Start of Material shown

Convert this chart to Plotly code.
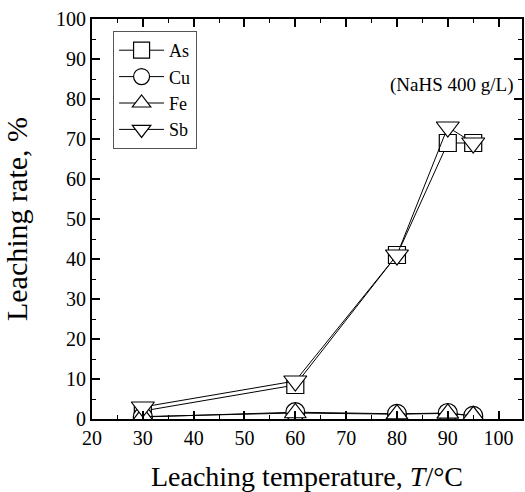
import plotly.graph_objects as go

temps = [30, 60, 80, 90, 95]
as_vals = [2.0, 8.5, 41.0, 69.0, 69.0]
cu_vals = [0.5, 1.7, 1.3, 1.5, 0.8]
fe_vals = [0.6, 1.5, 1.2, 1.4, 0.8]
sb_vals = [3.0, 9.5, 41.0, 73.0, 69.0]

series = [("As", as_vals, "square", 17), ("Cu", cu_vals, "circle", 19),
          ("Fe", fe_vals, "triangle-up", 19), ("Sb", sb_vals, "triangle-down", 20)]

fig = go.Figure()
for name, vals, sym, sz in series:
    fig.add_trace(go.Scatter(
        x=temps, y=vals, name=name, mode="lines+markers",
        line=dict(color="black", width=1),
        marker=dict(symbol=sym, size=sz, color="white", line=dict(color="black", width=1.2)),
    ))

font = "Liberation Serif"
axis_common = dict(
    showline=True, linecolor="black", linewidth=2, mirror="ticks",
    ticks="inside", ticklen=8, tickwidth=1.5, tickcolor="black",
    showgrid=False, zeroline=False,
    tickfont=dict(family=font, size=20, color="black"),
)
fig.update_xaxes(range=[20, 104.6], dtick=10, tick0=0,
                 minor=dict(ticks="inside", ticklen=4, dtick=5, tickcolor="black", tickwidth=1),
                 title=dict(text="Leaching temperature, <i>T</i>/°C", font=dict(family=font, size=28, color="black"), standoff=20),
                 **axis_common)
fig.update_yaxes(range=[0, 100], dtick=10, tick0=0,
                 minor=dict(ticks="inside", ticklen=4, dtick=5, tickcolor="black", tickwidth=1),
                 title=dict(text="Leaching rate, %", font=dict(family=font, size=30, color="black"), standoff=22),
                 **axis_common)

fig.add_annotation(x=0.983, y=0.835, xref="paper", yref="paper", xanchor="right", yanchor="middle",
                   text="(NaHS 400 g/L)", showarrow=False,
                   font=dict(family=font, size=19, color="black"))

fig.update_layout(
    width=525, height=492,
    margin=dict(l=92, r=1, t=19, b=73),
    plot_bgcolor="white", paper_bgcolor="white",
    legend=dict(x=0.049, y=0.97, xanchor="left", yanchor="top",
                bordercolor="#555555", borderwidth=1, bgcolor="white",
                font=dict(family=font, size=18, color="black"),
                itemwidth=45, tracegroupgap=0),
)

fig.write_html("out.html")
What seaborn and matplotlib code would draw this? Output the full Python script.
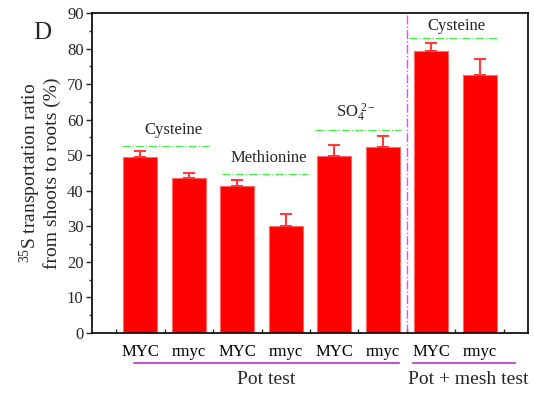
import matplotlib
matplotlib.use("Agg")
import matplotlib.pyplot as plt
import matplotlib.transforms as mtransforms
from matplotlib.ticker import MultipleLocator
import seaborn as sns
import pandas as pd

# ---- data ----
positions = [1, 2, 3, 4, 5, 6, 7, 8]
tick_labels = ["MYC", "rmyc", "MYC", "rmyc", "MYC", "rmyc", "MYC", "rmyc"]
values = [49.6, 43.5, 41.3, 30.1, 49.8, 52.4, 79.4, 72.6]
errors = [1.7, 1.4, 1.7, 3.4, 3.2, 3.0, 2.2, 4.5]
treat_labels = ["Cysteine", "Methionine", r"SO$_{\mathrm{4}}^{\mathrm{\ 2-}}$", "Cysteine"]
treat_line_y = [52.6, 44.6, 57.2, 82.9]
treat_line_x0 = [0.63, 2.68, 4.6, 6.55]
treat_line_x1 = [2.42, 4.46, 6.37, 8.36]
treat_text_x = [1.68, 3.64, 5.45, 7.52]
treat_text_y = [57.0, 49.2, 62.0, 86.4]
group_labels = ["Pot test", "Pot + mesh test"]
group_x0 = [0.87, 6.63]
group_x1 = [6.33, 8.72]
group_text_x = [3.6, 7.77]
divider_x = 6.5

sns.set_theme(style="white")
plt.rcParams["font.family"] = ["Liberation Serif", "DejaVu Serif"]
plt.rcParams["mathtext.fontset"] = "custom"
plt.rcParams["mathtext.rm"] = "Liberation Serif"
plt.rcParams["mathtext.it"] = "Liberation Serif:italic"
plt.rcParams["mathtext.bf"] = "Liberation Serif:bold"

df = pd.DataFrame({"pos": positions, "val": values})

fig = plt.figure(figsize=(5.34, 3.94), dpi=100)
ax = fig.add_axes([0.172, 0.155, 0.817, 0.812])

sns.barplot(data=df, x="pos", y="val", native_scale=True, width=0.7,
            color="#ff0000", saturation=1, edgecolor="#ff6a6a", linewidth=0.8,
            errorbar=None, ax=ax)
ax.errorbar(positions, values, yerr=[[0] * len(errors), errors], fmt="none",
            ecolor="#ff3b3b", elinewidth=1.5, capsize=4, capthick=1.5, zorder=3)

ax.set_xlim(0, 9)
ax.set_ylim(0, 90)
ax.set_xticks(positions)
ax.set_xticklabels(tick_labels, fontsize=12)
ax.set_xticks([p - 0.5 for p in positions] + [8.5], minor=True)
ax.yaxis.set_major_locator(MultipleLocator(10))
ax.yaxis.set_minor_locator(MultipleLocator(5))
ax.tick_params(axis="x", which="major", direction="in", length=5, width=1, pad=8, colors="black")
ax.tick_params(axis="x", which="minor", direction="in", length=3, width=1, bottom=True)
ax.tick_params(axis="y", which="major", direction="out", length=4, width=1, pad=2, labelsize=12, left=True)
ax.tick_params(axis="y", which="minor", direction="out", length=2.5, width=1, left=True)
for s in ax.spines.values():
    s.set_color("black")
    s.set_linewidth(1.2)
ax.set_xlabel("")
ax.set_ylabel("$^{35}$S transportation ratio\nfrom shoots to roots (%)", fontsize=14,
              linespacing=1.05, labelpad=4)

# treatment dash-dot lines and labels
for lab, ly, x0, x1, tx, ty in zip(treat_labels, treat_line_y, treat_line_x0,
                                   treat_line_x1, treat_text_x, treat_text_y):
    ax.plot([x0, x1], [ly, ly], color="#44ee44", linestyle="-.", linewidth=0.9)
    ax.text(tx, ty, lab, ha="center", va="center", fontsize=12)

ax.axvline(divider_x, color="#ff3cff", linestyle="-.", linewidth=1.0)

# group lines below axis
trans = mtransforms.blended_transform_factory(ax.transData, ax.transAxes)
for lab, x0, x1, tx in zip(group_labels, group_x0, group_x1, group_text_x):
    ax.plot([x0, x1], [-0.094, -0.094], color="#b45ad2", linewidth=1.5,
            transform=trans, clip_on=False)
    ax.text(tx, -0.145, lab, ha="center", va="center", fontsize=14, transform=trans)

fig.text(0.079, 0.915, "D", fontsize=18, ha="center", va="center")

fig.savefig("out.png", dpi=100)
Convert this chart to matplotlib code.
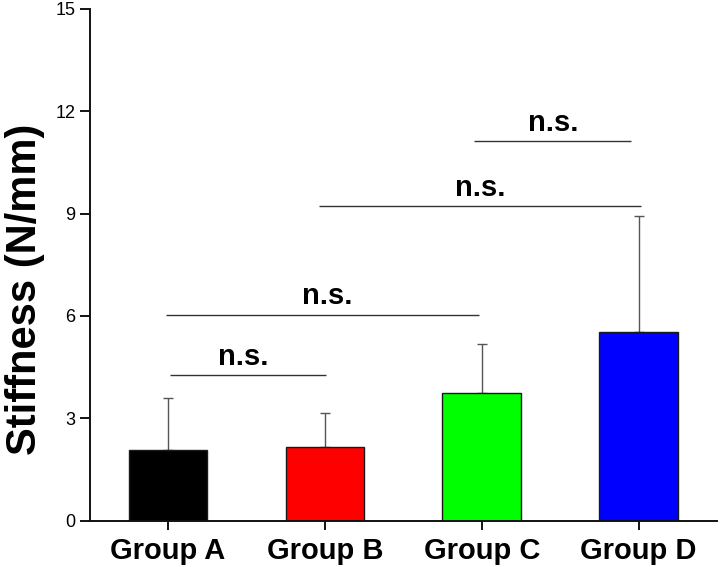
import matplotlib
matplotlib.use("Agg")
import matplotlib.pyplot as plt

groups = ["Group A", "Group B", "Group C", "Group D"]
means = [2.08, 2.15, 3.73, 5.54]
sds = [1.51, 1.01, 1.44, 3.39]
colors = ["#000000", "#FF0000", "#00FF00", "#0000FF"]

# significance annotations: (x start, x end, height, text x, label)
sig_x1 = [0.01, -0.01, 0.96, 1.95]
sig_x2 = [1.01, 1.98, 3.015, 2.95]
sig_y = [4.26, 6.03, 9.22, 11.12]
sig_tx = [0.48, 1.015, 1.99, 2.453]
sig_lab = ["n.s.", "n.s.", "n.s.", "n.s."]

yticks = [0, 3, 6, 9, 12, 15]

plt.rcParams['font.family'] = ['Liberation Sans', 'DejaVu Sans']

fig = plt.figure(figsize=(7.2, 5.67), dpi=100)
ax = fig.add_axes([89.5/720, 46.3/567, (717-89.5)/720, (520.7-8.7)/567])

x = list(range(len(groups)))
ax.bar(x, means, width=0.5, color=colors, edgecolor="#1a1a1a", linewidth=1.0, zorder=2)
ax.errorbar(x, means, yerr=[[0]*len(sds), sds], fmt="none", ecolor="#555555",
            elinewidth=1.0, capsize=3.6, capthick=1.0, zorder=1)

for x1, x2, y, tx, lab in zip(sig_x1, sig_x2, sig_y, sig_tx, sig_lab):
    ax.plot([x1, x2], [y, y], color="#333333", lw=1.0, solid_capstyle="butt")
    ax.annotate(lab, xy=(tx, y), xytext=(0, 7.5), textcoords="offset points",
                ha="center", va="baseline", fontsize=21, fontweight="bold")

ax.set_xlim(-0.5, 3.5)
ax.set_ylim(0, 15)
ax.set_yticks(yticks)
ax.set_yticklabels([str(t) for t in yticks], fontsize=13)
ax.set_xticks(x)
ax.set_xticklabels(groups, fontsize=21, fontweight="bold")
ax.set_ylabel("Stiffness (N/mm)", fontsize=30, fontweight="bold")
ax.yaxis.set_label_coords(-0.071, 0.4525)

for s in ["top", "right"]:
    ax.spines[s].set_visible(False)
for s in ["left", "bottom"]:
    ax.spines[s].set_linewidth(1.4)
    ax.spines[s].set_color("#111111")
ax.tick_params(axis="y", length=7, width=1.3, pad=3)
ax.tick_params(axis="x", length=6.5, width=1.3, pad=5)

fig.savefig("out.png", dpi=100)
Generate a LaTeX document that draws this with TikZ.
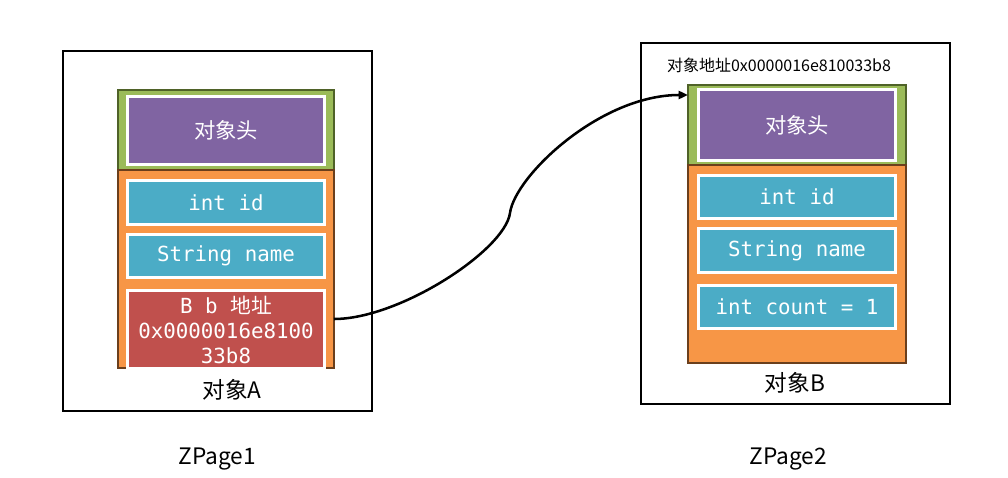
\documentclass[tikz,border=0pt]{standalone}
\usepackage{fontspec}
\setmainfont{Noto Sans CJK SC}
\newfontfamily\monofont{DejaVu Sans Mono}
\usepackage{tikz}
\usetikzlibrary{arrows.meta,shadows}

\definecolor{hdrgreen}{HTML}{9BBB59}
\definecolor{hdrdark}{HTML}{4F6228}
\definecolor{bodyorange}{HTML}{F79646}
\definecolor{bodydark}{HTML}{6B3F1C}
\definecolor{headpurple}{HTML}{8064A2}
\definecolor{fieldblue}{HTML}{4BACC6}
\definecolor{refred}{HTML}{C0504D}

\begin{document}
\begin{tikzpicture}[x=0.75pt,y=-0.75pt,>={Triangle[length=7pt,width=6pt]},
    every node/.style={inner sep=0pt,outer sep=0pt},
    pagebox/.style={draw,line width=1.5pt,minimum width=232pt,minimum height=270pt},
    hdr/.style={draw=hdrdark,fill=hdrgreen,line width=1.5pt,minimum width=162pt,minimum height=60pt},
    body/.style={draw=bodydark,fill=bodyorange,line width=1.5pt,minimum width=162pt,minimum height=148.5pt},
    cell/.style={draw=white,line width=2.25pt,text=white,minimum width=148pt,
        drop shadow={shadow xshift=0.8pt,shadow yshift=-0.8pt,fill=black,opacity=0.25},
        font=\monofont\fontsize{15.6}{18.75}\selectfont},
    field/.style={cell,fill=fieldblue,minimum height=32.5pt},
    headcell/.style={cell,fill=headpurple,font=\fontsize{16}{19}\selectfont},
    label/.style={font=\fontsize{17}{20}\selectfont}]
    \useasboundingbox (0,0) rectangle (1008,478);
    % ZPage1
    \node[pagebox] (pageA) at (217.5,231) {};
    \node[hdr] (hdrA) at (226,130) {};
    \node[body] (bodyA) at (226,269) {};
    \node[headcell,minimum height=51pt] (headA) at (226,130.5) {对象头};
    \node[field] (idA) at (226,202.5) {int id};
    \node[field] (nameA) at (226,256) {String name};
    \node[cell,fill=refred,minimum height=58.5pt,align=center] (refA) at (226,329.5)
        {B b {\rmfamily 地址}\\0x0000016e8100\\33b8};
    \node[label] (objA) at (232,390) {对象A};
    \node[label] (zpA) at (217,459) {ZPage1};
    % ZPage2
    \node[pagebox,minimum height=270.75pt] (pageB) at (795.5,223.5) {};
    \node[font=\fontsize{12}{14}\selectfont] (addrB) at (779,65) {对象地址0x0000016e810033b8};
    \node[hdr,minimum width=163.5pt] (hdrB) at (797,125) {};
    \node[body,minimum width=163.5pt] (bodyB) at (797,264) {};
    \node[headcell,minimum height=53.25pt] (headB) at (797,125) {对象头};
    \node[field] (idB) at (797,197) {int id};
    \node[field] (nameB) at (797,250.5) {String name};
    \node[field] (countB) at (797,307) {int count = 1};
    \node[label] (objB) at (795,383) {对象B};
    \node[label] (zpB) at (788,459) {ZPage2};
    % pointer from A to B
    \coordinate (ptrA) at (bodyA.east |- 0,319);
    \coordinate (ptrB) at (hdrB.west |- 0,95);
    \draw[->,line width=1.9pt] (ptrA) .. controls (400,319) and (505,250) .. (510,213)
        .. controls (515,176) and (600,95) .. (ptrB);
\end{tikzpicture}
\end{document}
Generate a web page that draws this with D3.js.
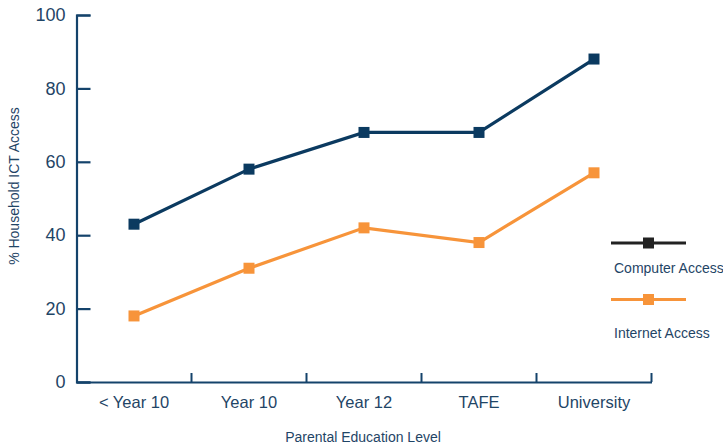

End of Material shown

### What the task requires
Return exactly the lines from the one with "Convert this chart to matplotlib code." to the one with "ax.yaxis.set_label_coords(-0.071, 0.4525)", both ends kept, and only those. Images are left out.

### Final answer
Convert this chart to matplotlib code.
import matplotlib
matplotlib.use("Agg")
import matplotlib.pyplot as plt

groups = ["Group A", "Group B", "Group C", "Group D"]
means = [2.08, 2.15, 3.73, 5.54]
sds = [1.51, 1.01, 1.44, 3.39]
colors = ["#000000", "#FF0000", "#00FF00", "#0000FF"]

# significance annotations: (x start, x end, height, text x, label)
sig_x1 = [0.01, -0.01, 0.96, 1.95]
sig_x2 = [1.01, 1.98, 3.015, 2.95]
sig_y = [4.26, 6.03, 9.22, 11.12]
sig_tx = [0.48, 1.015, 1.99, 2.453]
sig_lab = ["n.s.", "n.s.", "n.s.", "n.s."]

yticks = [0, 3, 6, 9, 12, 15]

plt.rcParams['font.family'] = ['Liberation Sans', 'DejaVu Sans']

fig = plt.figure(figsize=(7.2, 5.67), dpi=100)
ax = fig.add_axes([89.5/720, 46.3/567, (717-89.5)/720, (520.7-8.7)/567])

x = list(range(len(groups)))
ax.bar(x, means, width=0.5, color=colors, edgecolor="#1a1a1a", linewidth=1.0, zorder=2)
ax.errorbar(x, means, yerr=[[0]*len(sds), sds], fmt="none", ecolor="#555555",
            elinewidth=1.0, capsize=3.6, capthick=1.0, zorder=1)

for x1, x2, y, tx, lab in zip(sig_x1, sig_x2, sig_y, sig_tx, sig_lab):
    ax.plot([x1, x2], [y, y], color="#333333", lw=1.0, solid_capstyle="butt")
    ax.annotate(lab, xy=(tx, y), xytext=(0, 7.5), textcoords="offset points",
                ha="center", va="baseline", fontsize=21, fontweight="bold")

ax.set_xlim(-0.5, 3.5)
ax.set_ylim(0, 15)
ax.set_yticks(yticks)
ax.set_yticklabels([str(t) for t in yticks], fontsize=13)
ax.set_xticks(x)
ax.set_xticklabels(groups, fontsize=21, fontweight="bold")
ax.set_ylabel("Stiffness (N/mm)", fontsize=30, fontweight="bold")
ax.yaxis.set_label_coords(-0.071, 0.4525)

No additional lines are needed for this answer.